17/05/2008
Fábio Iglesias
Noite de 26 de outubro de 1910. Às 20h15, na Academia Nacional de Medicina, o presidente Hermes da Fonseca, ministros, médicos e estudantes apertam-se no salão nobre para ouvir o discurso de Carlos Chagas sobre a doença que havia descoberto em Minas Gerais, no ano anterior. As elites médica e política, entusiasmadas com a inauguração da luz elétrica nos salões da Academia naquela mesma noite, não previam o choque. Após longa conferência, Chagas exibe um filme produzido em Lassance (MG), onde crianças manifestam graves problemas neurológicos. Uma mulher é flagrada em pleno delírio. Outras imagens, como a de insetos subindo as paredes das casas, são exibidas até que às 22h30 termina a sessão. Chagas é calorosamente aplaudido, mas a batalha que enfrentaria para chamar a atenção do poder público para as endemias rurais estava apenas por começar.
|
Carlos Chagas (à direita, em pé, de branco) com paciente no Hospital de Manguinhos |
O cientista esforçava-se para sensibilizar o meio médico em relação à precariedade das regiões do interior do país. Alvo de duras contestações, foi até mesmo encarado como antipatriota. "Temiam que o estigma de nação doente afastasse a mão-de-obra estrangeira e ferisse o orgulho nacional", explica a historiadora Simone Kropf.

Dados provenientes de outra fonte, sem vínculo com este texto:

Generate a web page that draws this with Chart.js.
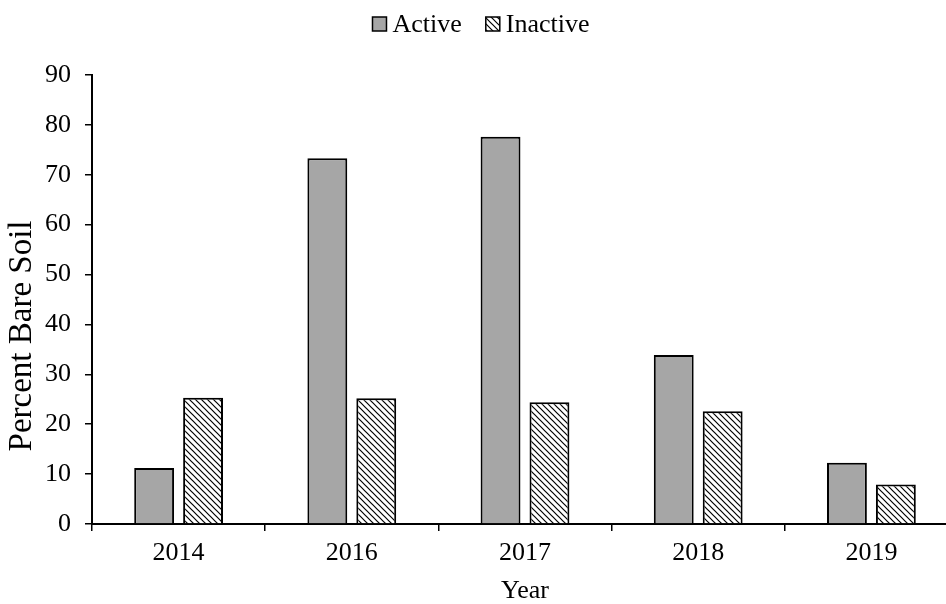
<!DOCTYPE html>
<html>
<head>
<meta charset="utf-8">
<script src="https://cdn.jsdelivr.net/npm/chart.js@4/dist/chart.umd.min.js"></script>
<style>
  html, body { margin: 0; padding: 0; background: #fff; overflow: hidden; }
  #wrap { width: 962px; height: 604px; }
</style>
</head>
<body>
<div id="wrap"><canvas id="barChart"></canvas></div>
<script>
const years = ['2014', '2016', '2017', '2018', '2019'];
const activeValues = [11.2, 73.3, 77.6, 33.9, 12.3];
const inactiveValues = [25.3, 25.2, 24.4, 22.6, 7.9];
const yTicks = [0, 10, 20, 30, 40, 50, 60, 70, 80, 90];

const serif = 'Liberation Serif, Times New Roman, serif';

// downward diagonal hatch for the inactive bars
function makeHatch() {
    const c = document.createElement('canvas');
    c.width = 6; c.height = 6;
    const g = c.getContext('2d');
    g.fillStyle = '#fff';
    g.fillRect(0, 0, 6, 6);
    g.strokeStyle = '#000';
    g.lineWidth = 1.2;
    g.beginPath();
    g.moveTo(-1, -1); g.lineTo(7, 7);
    g.moveTo(-4, 2); g.lineTo(4, 10);
    g.moveTo(2, -4); g.lineTo(10, 4);
    g.stroke();
    return g.createPattern(c, 'repeat');
}

// compact legend row: small framed swatch, short gap, label
const swatchLegend = {
    id: 'swatchLegend',
    afterDraw(chart) {
        const g = chart.ctx;
        const box = 14, gap = 6, itemGap = 24, cy = 24;
        g.save();
        g.font = '26px ' + serif;
        g.textBaseline = 'middle';
        g.fillStyle = '#000';
        const items = chart.data.datasets.map(ds => ({
            ds, w: g.measureText(ds.label).width
        }));
        let total = items.reduce((s, it) => s + box + gap + it.w, 0) + itemGap * (items.length - 1);
        let x = chart.width / 2 - total / 2;
        items.forEach(it => {
            g.fillStyle = it.ds.backgroundColor;
            g.fillRect(x, cy - box / 2, box, box);
            g.strokeStyle = '#000';
            g.lineWidth = 1.5;
            g.strokeRect(x, cy - box / 2, box, box);
            g.fillStyle = '#000';
            g.fillText(it.ds.label, x + box + gap, cy + 1);
            x += box + gap + it.w + itemGap;
        });
        g.restore();
    }
};

// rotated value-axis caption
const yCaption = {
    id: 'yCaption',
    afterDraw(chart) {
        const g = chart.ctx;
        g.save();
        g.translate(22, 336);
        g.rotate(-Math.PI / 2);
        g.font = '33px ' + serif;
        g.fillStyle = '#000';
        g.textAlign = 'center';
        g.textBaseline = 'middle';
        g.fillText('Percent Bare Soil', 0, 0);
        g.restore();
    }
};

Chart.defaults.font.family = serif;
Chart.defaults.font.size = 26;
Chart.defaults.color = '#000';

window.initCharts = function () {
    const ctx = document.getElementById('barChart');
    const hatch = makeHatch();
    new Chart(ctx, {
        type: 'bar',
        data: {
            labels: years,
            datasets: [{
                label: 'Active',
                data: activeValues,
                backgroundColor: '#a6a6a6',
                borderColor: '#000',
                borderWidth: 2,
                categoryPercentage: 0.565,
                barPercentage: 0.815
            }, {
                label: 'Inactive',
                data: inactiveValues,
                backgroundColor: hatch,
                borderColor: '#000',
                borderWidth: 2,
                categoryPercentage: 0.565,
                barPercentage: 0.815
            }]
        },
        plugins: [swatchLegend, yCaption],
        options: {
            responsive: true,
            maintainAspectRatio: false,
            animation: false,
            layout: { padding: { top: 75, right: 4, bottom: 0, left: 0 } },
            plugins: {
                legend: { display: false },
                tooltip: { enabled: false }
            },
            scales: {
                x: {
                    offset: true,
                    afterFit: s => { s.height = 80; },
                    grid: {
                        offset: true,
                        drawOnChartArea: false,
                        drawTicks: true,
                        tickLength: 7,
                        color: '#000',
                        lineWidth: 1.5
                    },
                    border: { color: '#000', width: 2 },
                    ticks: { font: { size: 26 }, padding: 7 },
                    title: {
                        display: true,
                        text: 'Year',
                        font: { size: 26, lineHeight: 1.0 },
                        padding: { top: 0, bottom: 0 }
                    }
                },
                y: {
                    min: 0,
                    max: 90,
                    afterFit: s => { s.width = 92; },
                    afterBuildTicks: axis => { axis.ticks = yTicks.map(v => ({ value: v })); },
                    grid: {
                        drawOnChartArea: false,
                        drawTicks: true,
                        tickLength: 7,
                        color: '#000',
                        lineWidth: 1.5
                    },
                    border: { color: '#000', width: 2 },
                    ticks: { font: { size: 26 }, padding: 14 },
                    title: { display: false }
                }
            }
        }
    });
};
window.initCharts();
</script>
</body>
</html>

Pesquisadora da Casa de Oswaldo Cruz e autora da tese Doença de Chagas, doença do Brasil: ciência, saúde e nação (1909-1962), que este ano conquistou a menção honrosa na área de história do Prêmio Capes de Teses 2007, Simone defende que os estudos e o debate sobre a doença são emblemáticos para refletir sobre a construção do conhecimento científico e a própria história do Brasil.
Negociação
Chagas atribuía o inchaço no pescoço (papo), observado em inúmeros sertanejos, à ação do Trypanosoma cruzi na tireóide. Hipótese que foi muito questionada e, de fato, posteriormente abandonada. "Os questionamentos fizeram com que Chagas revisse o peso que atribuía à correlação com o bócio. Passou então a reforçar outros elementos, como os problemas cardíacos", avalia Simone. O acordo sobre os sintomas da doença foi alcançado somente após a sua morte, em 1934. Mas seu esforço em vida para evidenciar a importância médico-social da nova enfermidade resultou em um intenso debate sobre o atraso das regiões do interior do país e o compromisso social da ciência. Questões estas que culminaram no movimento pelo saneamento dos sertões, entre 1916 e 1920.
A primeira sondagem nacional da doença é realizada em 1975. Com o combate ao inseto nas décadas seguintes, o Brasil obteve da Organização Pan-Americana da Saúde, em 2006, o certificado de interrupção da transmissão pela principal espécie vetora, o Triatoma infestans. Mas a doença de Chagas continua mobilizando cientistas de excelência, no Brasil e no exterior. Simone acredita que o centenário da descoberta, em 2009, deve suscitar muito debate sobre questões relativas à enfermidade, como as relações entre o homem e o ambiente silvestre. "Recentes casos da doença de Chagas são registrados na Amazônia, onde o barbeiro é triturado junto ao açaí e ingerido. Não se deve descuidar da vigilância epidemiológica", conclui.